● DATA FOR THIS EXERCISE:
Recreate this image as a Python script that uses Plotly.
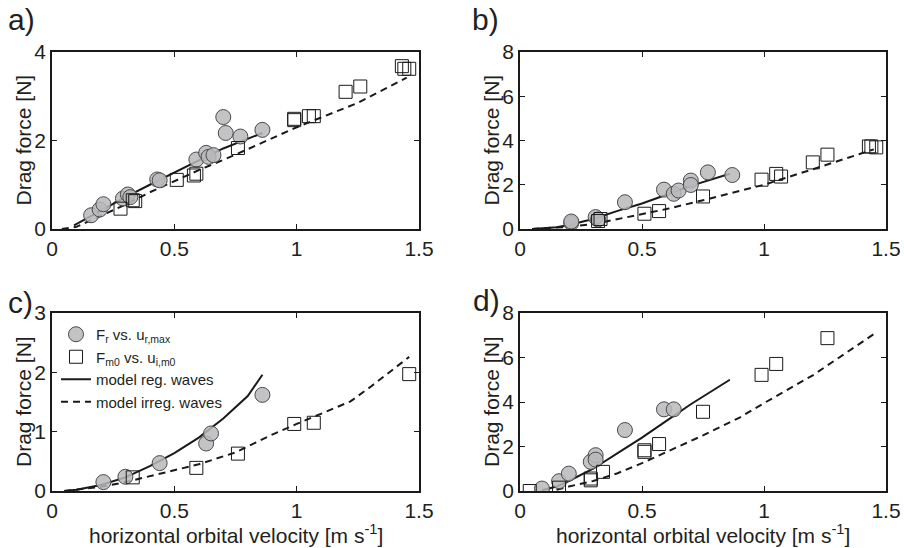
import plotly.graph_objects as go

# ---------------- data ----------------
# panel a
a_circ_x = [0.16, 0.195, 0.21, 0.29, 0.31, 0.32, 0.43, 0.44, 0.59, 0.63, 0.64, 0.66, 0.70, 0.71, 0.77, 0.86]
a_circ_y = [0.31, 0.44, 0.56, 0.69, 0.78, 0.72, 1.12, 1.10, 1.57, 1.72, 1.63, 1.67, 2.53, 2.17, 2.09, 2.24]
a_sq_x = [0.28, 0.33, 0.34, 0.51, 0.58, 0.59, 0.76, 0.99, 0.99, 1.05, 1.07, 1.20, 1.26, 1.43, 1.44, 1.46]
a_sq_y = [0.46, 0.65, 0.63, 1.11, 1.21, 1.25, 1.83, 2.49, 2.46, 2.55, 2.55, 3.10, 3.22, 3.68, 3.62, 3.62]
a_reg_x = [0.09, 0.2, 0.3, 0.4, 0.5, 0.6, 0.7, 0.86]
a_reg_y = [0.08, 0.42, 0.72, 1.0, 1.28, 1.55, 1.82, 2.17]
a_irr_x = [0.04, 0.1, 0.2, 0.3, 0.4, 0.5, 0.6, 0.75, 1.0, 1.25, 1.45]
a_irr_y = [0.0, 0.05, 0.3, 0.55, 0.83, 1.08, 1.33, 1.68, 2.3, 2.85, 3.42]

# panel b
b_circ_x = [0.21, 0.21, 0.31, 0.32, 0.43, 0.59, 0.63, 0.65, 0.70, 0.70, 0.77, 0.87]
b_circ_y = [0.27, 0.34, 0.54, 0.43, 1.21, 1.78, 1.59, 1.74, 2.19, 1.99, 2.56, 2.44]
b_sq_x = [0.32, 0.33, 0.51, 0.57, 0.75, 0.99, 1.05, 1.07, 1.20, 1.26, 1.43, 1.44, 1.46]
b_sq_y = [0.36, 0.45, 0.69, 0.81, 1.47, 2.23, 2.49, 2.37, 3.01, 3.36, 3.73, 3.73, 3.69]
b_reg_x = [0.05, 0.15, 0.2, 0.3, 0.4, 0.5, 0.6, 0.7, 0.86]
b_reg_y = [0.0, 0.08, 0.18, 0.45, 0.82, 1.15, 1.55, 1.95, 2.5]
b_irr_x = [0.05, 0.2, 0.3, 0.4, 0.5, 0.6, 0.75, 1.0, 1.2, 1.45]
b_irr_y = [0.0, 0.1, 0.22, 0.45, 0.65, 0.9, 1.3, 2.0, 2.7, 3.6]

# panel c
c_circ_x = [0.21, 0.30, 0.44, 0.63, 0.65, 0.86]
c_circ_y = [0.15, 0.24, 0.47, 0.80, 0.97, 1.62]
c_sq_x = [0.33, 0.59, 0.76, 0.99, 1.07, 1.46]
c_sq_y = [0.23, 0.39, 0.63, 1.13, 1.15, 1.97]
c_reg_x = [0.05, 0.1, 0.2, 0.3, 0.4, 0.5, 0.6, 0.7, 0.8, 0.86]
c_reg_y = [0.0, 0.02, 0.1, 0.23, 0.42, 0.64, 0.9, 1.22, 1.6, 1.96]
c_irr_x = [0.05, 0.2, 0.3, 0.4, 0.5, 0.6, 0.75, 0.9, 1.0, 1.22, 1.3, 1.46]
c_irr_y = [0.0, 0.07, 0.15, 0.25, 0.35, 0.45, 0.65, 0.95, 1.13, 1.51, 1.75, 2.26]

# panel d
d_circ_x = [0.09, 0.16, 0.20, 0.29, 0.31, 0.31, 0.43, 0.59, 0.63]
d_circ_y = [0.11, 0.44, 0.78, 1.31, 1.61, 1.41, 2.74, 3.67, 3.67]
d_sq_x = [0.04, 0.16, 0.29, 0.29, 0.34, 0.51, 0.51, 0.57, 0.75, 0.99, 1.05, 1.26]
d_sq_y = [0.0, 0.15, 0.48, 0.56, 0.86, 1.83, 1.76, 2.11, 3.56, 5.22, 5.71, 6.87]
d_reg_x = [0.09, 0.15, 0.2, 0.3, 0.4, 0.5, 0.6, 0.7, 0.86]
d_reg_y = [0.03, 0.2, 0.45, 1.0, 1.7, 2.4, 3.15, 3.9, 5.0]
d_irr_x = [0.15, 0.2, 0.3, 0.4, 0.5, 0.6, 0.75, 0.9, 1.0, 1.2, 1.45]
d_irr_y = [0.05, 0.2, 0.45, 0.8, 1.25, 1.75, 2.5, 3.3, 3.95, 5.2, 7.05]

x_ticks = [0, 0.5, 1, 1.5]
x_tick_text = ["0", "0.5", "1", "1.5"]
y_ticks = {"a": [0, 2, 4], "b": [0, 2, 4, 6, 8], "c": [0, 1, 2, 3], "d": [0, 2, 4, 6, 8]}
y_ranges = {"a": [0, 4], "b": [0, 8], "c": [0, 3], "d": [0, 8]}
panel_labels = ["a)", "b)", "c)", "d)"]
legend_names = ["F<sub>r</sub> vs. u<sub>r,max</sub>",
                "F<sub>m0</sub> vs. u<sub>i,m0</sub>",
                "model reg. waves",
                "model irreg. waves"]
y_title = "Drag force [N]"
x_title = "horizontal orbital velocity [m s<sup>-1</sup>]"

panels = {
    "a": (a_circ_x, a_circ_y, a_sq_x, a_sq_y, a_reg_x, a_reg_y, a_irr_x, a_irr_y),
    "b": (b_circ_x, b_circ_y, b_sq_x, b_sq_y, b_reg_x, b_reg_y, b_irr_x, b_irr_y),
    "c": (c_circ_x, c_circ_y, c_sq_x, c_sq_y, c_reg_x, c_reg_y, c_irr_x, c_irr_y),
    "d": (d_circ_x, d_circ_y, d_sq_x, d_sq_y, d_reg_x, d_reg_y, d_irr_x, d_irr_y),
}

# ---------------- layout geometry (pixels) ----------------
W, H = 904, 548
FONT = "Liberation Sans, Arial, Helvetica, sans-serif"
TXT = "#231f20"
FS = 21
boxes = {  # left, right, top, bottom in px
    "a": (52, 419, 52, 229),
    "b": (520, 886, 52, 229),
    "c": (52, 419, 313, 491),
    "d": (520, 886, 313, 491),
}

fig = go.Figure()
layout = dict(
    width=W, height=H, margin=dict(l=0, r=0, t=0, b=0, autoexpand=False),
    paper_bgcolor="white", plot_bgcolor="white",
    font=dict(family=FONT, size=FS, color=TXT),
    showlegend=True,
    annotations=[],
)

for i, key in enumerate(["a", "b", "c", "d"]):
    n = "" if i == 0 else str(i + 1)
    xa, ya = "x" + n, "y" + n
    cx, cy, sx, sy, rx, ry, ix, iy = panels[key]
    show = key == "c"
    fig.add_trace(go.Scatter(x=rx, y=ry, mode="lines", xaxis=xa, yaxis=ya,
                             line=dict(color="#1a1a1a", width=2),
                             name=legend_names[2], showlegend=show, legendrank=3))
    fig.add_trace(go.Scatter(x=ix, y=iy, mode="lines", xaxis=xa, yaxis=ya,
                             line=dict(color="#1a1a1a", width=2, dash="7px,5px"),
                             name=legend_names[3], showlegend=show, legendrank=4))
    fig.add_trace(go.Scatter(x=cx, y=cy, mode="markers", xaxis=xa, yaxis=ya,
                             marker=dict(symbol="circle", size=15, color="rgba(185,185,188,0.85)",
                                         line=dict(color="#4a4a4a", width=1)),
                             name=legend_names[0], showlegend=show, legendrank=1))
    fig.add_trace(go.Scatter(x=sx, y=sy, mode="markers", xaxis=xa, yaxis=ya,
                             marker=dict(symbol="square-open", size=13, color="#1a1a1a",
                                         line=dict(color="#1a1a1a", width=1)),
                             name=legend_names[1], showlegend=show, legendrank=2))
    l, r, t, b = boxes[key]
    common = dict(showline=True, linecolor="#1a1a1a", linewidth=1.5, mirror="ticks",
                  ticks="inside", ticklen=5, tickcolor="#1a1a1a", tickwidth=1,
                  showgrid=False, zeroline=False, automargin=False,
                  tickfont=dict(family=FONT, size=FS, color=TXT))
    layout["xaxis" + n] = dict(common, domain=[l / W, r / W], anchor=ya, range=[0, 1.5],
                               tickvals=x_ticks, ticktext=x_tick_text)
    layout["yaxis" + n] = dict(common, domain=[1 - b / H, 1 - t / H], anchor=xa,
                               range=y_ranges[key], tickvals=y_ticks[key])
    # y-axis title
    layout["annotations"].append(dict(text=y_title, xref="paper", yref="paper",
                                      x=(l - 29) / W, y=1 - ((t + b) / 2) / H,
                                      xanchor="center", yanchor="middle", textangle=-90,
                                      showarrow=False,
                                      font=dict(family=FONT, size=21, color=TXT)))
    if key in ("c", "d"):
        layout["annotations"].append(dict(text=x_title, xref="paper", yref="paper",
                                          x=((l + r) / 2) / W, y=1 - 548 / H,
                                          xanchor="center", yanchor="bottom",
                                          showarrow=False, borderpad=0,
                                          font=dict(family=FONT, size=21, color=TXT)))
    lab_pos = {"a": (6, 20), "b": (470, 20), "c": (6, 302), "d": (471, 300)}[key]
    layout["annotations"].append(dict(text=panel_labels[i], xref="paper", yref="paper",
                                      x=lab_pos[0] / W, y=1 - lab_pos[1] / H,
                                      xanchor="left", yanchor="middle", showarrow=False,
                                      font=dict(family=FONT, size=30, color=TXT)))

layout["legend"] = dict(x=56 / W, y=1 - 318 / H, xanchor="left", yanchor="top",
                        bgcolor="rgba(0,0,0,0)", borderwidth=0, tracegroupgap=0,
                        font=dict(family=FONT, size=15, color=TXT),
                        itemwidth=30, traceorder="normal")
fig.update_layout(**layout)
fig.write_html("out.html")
==
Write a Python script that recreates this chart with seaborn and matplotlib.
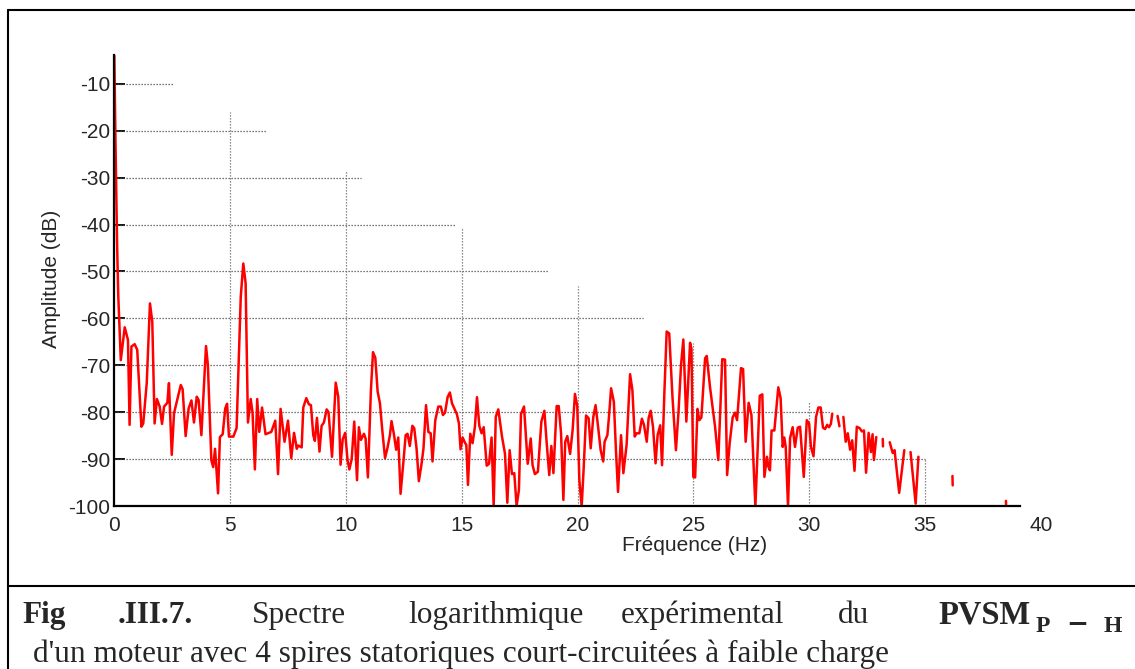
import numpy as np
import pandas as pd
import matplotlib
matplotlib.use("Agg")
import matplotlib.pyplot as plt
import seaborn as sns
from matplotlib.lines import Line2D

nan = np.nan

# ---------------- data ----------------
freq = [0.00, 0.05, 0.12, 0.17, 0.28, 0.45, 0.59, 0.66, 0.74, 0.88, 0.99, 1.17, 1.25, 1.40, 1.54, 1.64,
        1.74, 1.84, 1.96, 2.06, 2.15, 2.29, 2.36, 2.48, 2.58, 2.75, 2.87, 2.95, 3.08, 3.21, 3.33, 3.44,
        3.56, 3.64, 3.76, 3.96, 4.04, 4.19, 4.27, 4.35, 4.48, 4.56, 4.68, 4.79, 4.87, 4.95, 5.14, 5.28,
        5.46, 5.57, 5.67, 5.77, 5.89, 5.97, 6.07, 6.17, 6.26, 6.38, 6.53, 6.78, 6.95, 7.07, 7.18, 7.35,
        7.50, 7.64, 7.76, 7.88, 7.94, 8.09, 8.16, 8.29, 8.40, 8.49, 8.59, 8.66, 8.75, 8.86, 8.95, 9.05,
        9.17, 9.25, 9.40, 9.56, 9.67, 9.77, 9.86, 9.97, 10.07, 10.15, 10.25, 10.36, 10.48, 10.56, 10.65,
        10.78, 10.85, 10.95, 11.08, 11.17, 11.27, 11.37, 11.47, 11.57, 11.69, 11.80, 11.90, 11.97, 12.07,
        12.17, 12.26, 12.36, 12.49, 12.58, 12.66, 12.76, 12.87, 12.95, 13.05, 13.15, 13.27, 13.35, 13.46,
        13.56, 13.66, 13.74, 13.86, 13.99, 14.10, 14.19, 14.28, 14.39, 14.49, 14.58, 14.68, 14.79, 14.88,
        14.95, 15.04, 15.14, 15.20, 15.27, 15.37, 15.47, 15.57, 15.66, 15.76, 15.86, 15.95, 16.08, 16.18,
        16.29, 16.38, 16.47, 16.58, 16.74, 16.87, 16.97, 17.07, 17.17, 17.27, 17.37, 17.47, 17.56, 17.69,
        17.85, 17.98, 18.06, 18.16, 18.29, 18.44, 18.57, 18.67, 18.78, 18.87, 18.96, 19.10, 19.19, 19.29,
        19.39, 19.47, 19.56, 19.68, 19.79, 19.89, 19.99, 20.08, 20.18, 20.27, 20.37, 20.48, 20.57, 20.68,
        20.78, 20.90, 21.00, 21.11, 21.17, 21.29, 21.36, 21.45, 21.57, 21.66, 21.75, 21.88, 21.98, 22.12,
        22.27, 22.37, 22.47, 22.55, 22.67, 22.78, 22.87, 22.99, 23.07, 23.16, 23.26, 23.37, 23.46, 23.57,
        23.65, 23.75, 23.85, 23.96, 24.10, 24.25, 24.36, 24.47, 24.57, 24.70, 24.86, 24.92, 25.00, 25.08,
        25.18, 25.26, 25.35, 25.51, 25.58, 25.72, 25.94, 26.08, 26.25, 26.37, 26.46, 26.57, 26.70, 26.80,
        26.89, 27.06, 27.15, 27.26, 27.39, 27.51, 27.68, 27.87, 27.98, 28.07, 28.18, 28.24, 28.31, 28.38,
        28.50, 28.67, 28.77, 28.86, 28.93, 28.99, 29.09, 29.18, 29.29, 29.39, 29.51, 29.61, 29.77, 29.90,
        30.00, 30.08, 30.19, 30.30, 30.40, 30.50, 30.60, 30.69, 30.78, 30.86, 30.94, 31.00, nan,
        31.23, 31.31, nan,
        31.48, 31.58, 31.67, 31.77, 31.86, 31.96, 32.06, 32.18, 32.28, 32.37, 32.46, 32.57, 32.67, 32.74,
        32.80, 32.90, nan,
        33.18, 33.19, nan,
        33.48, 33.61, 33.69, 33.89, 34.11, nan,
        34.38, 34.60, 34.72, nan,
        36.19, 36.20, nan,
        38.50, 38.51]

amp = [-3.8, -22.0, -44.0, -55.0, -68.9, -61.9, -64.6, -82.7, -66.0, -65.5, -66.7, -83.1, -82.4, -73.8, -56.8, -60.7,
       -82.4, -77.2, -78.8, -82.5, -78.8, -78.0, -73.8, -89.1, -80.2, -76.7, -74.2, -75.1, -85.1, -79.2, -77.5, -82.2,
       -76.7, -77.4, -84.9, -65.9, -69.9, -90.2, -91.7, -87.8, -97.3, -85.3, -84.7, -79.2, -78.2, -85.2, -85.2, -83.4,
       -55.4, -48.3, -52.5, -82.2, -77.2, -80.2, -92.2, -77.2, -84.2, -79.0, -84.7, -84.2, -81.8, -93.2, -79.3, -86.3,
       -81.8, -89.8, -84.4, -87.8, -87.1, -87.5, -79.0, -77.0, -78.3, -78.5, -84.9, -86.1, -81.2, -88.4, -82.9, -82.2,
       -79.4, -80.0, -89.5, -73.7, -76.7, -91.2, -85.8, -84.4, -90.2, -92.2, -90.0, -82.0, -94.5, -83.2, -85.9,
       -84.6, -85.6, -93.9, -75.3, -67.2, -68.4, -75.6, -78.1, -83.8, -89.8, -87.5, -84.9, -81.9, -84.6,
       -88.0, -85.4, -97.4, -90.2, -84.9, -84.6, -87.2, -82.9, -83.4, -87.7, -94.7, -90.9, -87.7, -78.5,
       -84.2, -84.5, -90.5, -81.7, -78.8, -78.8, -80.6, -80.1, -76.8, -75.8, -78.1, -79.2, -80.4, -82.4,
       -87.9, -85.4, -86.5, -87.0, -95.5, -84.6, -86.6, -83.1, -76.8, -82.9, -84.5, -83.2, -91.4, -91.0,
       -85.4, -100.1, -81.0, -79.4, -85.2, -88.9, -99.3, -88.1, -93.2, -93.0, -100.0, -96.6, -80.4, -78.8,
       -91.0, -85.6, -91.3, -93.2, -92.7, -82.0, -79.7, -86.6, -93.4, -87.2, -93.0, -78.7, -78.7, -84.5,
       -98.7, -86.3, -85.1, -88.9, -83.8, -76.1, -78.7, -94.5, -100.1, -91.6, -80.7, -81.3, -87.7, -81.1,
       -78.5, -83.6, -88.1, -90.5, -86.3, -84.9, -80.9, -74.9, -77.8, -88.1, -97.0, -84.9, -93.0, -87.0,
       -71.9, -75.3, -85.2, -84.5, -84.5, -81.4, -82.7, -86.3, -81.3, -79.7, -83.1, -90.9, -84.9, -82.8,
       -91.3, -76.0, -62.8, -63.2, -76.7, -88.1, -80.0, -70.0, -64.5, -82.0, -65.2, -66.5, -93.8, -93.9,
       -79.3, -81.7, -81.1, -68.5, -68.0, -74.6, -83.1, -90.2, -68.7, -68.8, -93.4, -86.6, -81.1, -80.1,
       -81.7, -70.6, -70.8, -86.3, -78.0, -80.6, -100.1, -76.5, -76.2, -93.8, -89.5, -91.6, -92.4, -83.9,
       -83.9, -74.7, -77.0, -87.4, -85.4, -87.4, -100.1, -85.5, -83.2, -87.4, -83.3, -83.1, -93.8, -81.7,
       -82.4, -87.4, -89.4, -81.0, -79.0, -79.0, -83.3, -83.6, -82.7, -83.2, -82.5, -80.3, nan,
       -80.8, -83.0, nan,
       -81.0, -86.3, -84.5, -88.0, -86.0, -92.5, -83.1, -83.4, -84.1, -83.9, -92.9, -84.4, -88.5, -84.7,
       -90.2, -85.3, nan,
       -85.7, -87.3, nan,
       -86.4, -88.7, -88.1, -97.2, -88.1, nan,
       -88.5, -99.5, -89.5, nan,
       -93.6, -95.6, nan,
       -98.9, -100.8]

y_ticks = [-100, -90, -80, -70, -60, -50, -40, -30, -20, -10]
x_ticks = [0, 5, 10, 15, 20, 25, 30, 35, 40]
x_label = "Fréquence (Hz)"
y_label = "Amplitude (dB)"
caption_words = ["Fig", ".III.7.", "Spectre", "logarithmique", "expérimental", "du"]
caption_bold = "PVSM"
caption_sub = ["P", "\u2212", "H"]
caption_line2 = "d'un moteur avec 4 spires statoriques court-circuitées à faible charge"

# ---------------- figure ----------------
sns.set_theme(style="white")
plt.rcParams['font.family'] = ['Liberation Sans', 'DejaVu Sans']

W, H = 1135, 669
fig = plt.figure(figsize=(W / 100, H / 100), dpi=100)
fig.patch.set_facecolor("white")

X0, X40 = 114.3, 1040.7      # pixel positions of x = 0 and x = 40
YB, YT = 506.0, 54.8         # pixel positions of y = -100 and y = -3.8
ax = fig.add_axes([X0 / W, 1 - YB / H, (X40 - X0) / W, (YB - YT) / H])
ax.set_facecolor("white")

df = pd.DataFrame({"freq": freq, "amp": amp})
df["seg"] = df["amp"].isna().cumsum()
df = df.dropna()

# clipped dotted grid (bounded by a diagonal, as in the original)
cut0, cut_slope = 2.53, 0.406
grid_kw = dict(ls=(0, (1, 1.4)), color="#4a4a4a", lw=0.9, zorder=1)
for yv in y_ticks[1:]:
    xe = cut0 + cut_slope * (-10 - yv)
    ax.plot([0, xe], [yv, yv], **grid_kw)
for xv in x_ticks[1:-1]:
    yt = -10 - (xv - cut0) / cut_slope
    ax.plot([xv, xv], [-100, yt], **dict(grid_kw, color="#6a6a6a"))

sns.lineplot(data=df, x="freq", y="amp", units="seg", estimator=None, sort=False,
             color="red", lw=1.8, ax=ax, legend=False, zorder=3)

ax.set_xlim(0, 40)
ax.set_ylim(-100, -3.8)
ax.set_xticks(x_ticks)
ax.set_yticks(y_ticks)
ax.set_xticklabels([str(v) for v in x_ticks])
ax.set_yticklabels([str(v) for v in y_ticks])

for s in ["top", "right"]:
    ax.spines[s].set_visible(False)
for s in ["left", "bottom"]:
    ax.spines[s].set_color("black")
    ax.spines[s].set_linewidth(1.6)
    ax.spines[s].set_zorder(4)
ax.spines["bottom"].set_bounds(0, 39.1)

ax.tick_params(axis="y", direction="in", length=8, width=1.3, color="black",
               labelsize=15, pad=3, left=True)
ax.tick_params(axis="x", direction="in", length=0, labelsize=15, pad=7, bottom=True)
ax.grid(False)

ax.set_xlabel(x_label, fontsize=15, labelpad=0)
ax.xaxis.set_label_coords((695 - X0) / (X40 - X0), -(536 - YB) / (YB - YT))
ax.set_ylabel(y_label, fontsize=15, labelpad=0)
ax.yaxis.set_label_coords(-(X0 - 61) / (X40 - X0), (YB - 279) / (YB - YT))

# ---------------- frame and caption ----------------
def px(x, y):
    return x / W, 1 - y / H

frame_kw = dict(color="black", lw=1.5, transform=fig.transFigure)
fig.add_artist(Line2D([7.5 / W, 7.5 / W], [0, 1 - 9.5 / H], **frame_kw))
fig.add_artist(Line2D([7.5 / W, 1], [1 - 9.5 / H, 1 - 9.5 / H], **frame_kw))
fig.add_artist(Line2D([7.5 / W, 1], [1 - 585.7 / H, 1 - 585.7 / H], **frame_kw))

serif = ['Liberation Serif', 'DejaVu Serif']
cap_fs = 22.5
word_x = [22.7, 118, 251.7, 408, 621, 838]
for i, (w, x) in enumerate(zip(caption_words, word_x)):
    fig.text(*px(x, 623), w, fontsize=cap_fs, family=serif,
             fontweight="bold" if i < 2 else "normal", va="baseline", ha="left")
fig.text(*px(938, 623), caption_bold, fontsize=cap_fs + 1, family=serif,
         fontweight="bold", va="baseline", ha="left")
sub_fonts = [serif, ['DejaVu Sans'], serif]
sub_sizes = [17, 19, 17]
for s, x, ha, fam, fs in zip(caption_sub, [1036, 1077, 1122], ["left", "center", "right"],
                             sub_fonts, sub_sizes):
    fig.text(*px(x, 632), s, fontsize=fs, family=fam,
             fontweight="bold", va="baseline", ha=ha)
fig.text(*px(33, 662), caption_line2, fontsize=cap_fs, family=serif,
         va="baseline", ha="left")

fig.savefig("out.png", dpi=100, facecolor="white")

● YOUR GOAL: Only the lines from the one with "Recreate this image" down to the one with "import plotly.graph_objects as go" belong in your copy, both ends included; write them out exactly and skip any pictures.

● TASK OUTPUT:
Recreate this image as a Python script that uses Plotly.
import plotly.graph_objects as go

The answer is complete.